» The exercise: Please output every line of the material as it stands, without the pictures.

» Data lines:
▼

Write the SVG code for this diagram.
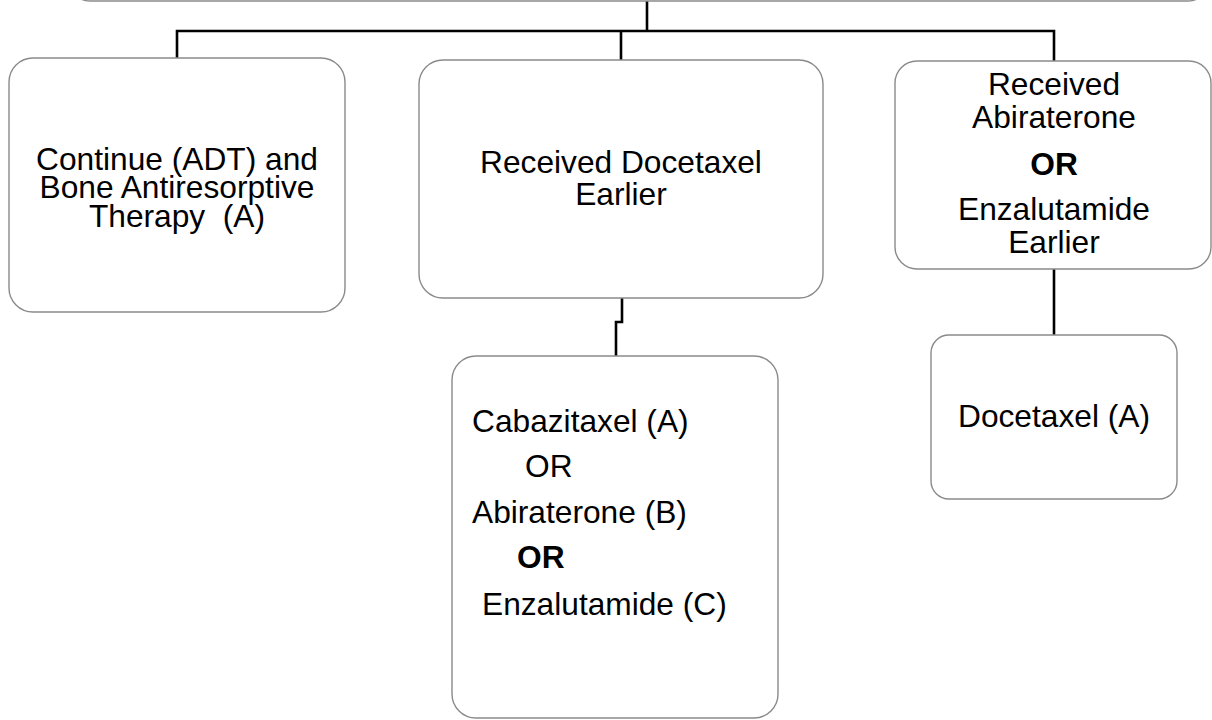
<svg xmlns="http://www.w3.org/2000/svg" width="1212" height="720" viewBox="0 0 1212 720">
<style>
.box{fill:#fff;stroke:#8a8a8a;stroke-width:1.4}
.conn{fill:none;stroke:#000;stroke-width:2.6}
text{font-family:"Liberation Sans",Arial,sans-serif;font-size:31.7px;fill:#000}
.c{text-anchor:middle}
.b{font-weight:bold}
</style>
<rect width="1212" height="720" fill="#fff"/>
<g id="connectors">
<path class="conn" d="M647,0 V31"/>
<path class="conn" d="M177,60 V31 H1054 V61"/>
<path class="conn" d="M621,31 V60"/>
<path class="conn" d="M622,298 V322 H616 V356"/>
<path class="conn" d="M1054,269 V335"/>
</g>
<g id="top">
<rect class="box" x="68" y="-100" width="1142" height="101" rx="22"/>
</g>
<g id="continue">
<rect class="box" x="9" y="58" width="336" height="254" rx="24"/>
<text class="c" x="177" y="170">Continue (ADT) and</text>
<text class="c" x="177" y="198">Bone Antiresorptive</text>
<text class="c" x="177" y="227" xml:space="preserve">Therapy  (A)</text>
</g>
<g id="docetaxel-earlier">
<rect class="box" x="419" y="60" width="404" height="238" rx="24"/>
<text class="c" x="621" y="173">Received Docetaxel</text>
<text class="c" x="621" y="205">Earlier</text>
</g>
<g id="abi-enza-earlier">
<rect class="box" x="895" y="61" width="316" height="208" rx="22"/>
<text class="c" x="1054" y="95">Received</text>
<text class="c" x="1054" y="128">Abiraterone</text>
<text class="c b" x="1054" y="175">OR</text>
<text class="c" x="1054" y="220">Enzalutamide</text>
<text class="c" x="1054" y="253">Earlier</text>
</g>
<g id="options">
<rect class="box" x="452" y="356" width="326" height="362" rx="24"/>
<text x="472" y="432">Cabazitaxel (A)</text>
<text x="525" y="477">OR</text>
<text x="472" y="523">Abiraterone (B)</text>
<text class="b" x="517" y="568">OR</text>
<text x="482" y="615">Enzalutamide (C)</text>
</g>
<g id="docetaxel">
<rect class="box" x="931" y="335" width="246" height="164" rx="18"/>
<text class="c" x="1054" y="427">Docetaxel (A)</text>
</g>
</svg>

▲

» Result of the exercise:
Write the SVG code for this diagram.
<svg xmlns="http://www.w3.org/2000/svg" width="1212" height="720" viewBox="0 0 1212 720">
<style>
.box{fill:#fff;stroke:#8a8a8a;stroke-width:1.4}
.conn{fill:none;stroke:#000;stroke-width:2.6}
text{font-family:"Liberation Sans",Arial,sans-serif;font-size:31.7px;fill:#000}
.c{text-anchor:middle}
.b{font-weight:bold}
</style>
<rect width="1212" height="720" fill="#fff"/>
<g id="connectors">
<path class="conn" d="M647,0 V31"/>
<path class="conn" d="M177,60 V31 H1054 V61"/>
<path class="conn" d="M621,31 V60"/>
<path class="conn" d="M622,298 V322 H616 V356"/>
<path class="conn" d="M1054,269 V335"/>
</g>
<g id="top">
<rect class="box" x="68" y="-100" width="1142" height="101" rx="22"/>
</g>
<g id="continue">
<rect class="box" x="9" y="58" width="336" height="254" rx="24"/>
<text class="c" x="177" y="170">Continue (ADT) and</text>
<text class="c" x="177" y="198">Bone Antiresorptive</text>
<text class="c" x="177" y="227" xml:space="preserve">Therapy  (A)</text>
</g>
<g id="docetaxel-earlier">
<rect class="box" x="419" y="60" width="404" height="238" rx="24"/>
<text class="c" x="621" y="173">Received Docetaxel</text>
<text class="c" x="621" y="205">Earlier</text>
</g>
<g id="abi-enza-earlier">
<rect class="box" x="895" y="61" width="316" height="208" rx="22"/>
<text class="c" x="1054" y="95">Received</text>
<text class="c" x="1054" y="128">Abiraterone</text>
<text class="c b" x="1054" y="175">OR</text>
<text class="c" x="1054" y="220">Enzalutamide</text>
<text class="c" x="1054" y="253">Earlier</text>
</g>
<g id="options">
<rect class="box" x="452" y="356" width="326" height="362" rx="24"/>
<text x="472" y="432">Cabazitaxel (A)</text>
<text x="525" y="477">OR</text>
<text x="472" y="523">Abiraterone (B)</text>
<text class="b" x="517" y="568">OR</text>
<text x="482" y="615">Enzalutamide (C)</text>
</g>
<g id="docetaxel">
<rect class="box" x="931" y="335" width="246" height="164" rx="18"/>
<text class="c" x="1054" y="427">Docetaxel (A)</text>
</g>
</svg>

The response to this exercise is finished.